Monday, May 21, 2012

Writing and Bread Making

I've been making bread lately. No - that is not an euphemism, Australian slang, or anything else like that. It is just something that I've been doing. Because I have a bread maker. It doesn't mean I have been making money hand over fist, either. It is, however, a good analogy for writing, the creative process and so forth. If you found this blog because you Googled bread making feel free to keep reading, because I will actually talk about bread making.


The new bread maker came into the house. I'd been talking about getting one for a while. Talking about how I like fresh bread. But I'd never really made bread before, or owned a bread maker. Maybe I just liked the idea of having a machine that could make bread at will. Or maybe I just hadn't thought the whole thing through.

My flatmate brought home the bread maker, much to my surprise, and almost to my chagrin - I'd been mouthing off about the bread I'd make if I had one. I guess she called my bluff.

Naturally, she expected me to know how to use it. Know how to make good bread. And expected we'd never need to buy bread ever again.

So, I did what anyone would do - I went to the supermarket and bought pre-packaged bread maker bread stuff. I read the instructions on the packet - Water, Bread Stuff, Yeast. In that order. Do not mix them up, add them in a different order - just do that.

I did, and, probably because I had done it with my own hands, watched the whole process, and held the freshly baked loaf in my hot little hands, I exclaimed to the world that I had made the best loaf ever. I feasted on that loaf. It was pretty damn good. It was the best loaf of bread I had had in a while.

The bread stuff I had bought at the supermarket had more bread stuff than required to make one loaf - it had enough for four loaves. I could have just repeated the process four times and had the same bread four times over, but my flat mate had some feedback - she wanted to some bread with cheese and sun-dried tomato. I looked for a recipe in the book that came with the bread maker, and there wasn't one. But there were a few similar ones. And I figured they were close enough to the pre-packaged stuff, that all I needed to do was chop up the sun-dried tomato and add the grated cheese.

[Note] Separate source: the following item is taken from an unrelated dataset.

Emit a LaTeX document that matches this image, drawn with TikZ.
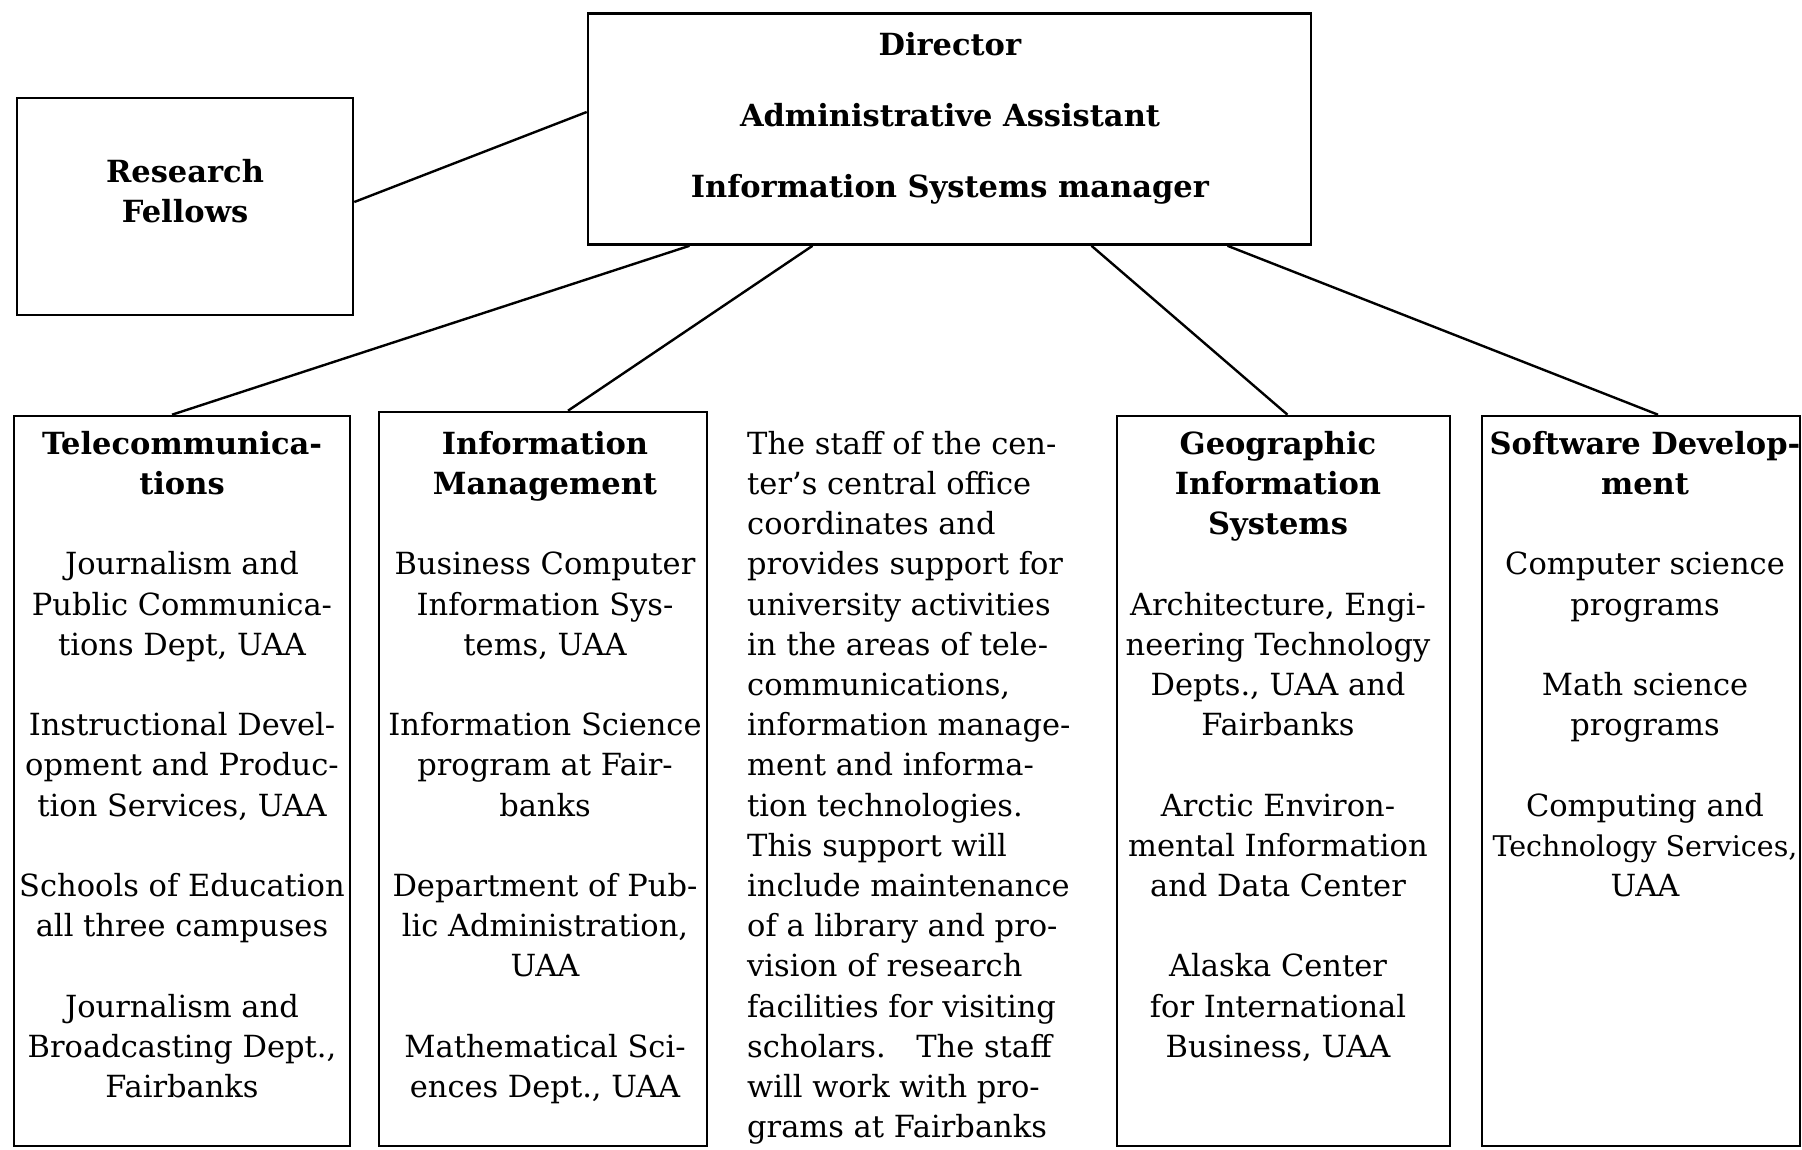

That became the best bread ever.

I still had the means to make another two loaves of basic bread. All I had to do was follow three steps, and I was done. I bought sliced bread. It was easier. It cost less. I just picked it up at the supermarket, and took it home. It tasted okay, but it was nothing at all like the bread I'd made, either the first or second time. Sure, it was bread, but I'd grown to expect more.

Tonight I decided to make more bread. I used the third of the bread stuff, and improvised a bit more. I had more sun-dried tomato, so I wanted to add those. I had black olives, so I used those. I had some ham, so I sliced those up, told them they would be bacon, and used those. The only cheese I had was sliced, so I took a knife and turned it into a fine diced cheese. I loaded the machine, but I knew I wasn't going to be awake when it all came together and made the next loaf. So, I set the bread maker to pause starting. Everything is still there, still ready, but it will start cooking, and finish cooking, at a time that suits me, not the bread.

I still have a long way to come with my bread making. I can make everything from scratch, for instance. Not use a bread maker. There are a lot of other steps I can take to make my bread better, or more original. But for now, I am happy with how this bread making is turning out.